> Problem statement:
Copy each line below that includes "document".
◇ ◇ ◇ ◇
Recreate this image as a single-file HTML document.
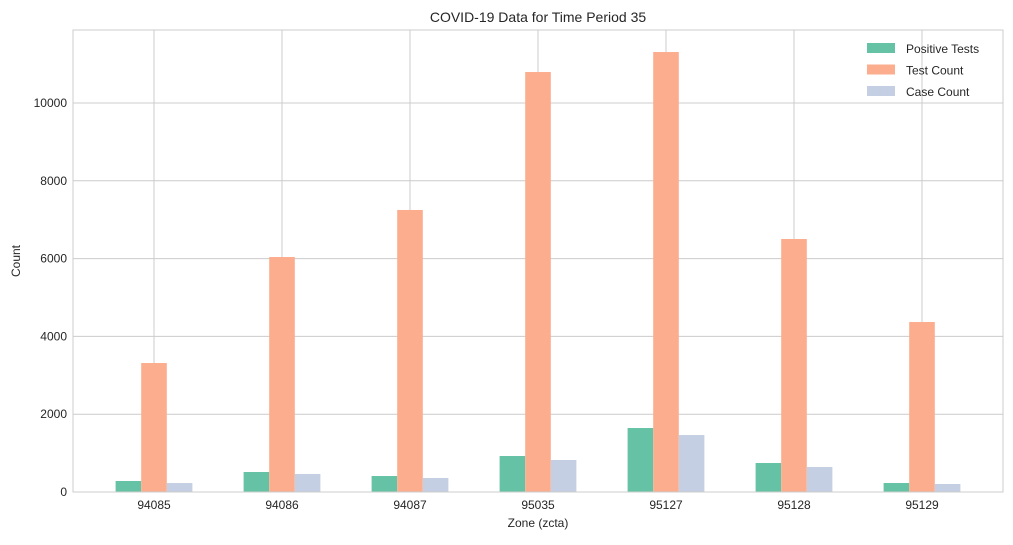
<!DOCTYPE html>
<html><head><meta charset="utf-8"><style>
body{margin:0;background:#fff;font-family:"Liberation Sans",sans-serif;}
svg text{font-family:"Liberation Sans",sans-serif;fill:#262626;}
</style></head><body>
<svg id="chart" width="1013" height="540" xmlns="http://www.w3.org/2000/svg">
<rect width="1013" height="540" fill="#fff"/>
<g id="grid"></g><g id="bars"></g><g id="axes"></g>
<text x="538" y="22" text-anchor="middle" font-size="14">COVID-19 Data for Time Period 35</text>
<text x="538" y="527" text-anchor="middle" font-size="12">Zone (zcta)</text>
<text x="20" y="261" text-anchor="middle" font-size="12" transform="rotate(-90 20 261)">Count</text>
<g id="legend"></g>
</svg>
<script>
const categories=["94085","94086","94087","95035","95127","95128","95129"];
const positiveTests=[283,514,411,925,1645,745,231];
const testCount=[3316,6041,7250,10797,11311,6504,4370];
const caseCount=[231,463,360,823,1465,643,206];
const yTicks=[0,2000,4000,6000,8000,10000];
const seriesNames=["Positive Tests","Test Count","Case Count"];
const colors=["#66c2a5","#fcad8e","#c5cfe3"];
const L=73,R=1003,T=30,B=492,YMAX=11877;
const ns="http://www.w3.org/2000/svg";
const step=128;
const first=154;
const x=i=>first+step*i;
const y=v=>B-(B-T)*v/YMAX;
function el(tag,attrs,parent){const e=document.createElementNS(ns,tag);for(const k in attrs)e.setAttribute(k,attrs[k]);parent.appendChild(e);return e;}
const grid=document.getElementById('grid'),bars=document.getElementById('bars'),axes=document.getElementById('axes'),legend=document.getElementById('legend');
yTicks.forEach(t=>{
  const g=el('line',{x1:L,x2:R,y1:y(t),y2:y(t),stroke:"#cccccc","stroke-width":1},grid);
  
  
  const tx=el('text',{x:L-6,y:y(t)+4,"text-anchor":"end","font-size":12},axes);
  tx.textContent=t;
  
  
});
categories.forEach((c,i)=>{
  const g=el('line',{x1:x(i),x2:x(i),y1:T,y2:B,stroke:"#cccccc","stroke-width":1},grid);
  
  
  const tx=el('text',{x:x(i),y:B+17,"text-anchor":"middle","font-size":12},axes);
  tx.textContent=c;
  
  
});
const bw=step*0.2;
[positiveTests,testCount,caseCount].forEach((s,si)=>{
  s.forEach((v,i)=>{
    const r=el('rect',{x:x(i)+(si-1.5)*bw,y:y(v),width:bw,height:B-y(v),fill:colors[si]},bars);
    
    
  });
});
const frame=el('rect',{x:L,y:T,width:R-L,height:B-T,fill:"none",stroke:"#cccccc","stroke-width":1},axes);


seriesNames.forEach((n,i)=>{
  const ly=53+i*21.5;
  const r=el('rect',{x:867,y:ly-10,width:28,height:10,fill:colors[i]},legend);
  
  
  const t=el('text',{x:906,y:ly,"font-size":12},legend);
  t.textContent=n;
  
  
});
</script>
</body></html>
◇ ◇ ◇ ◇
> Response below:
Recreate this image as a single-file HTML document.
function el(tag,attrs,parent){const e=document.createElementNS(ns,tag);for(const k in attrs)e.setAttribute(k,attrs[k]);parent.appendChild(e);return e;}
const grid=document.getElementById('grid'),bars=document.getElementById('bars'),axes=document.getElementById('axes'),legend=document.getElementById('legend');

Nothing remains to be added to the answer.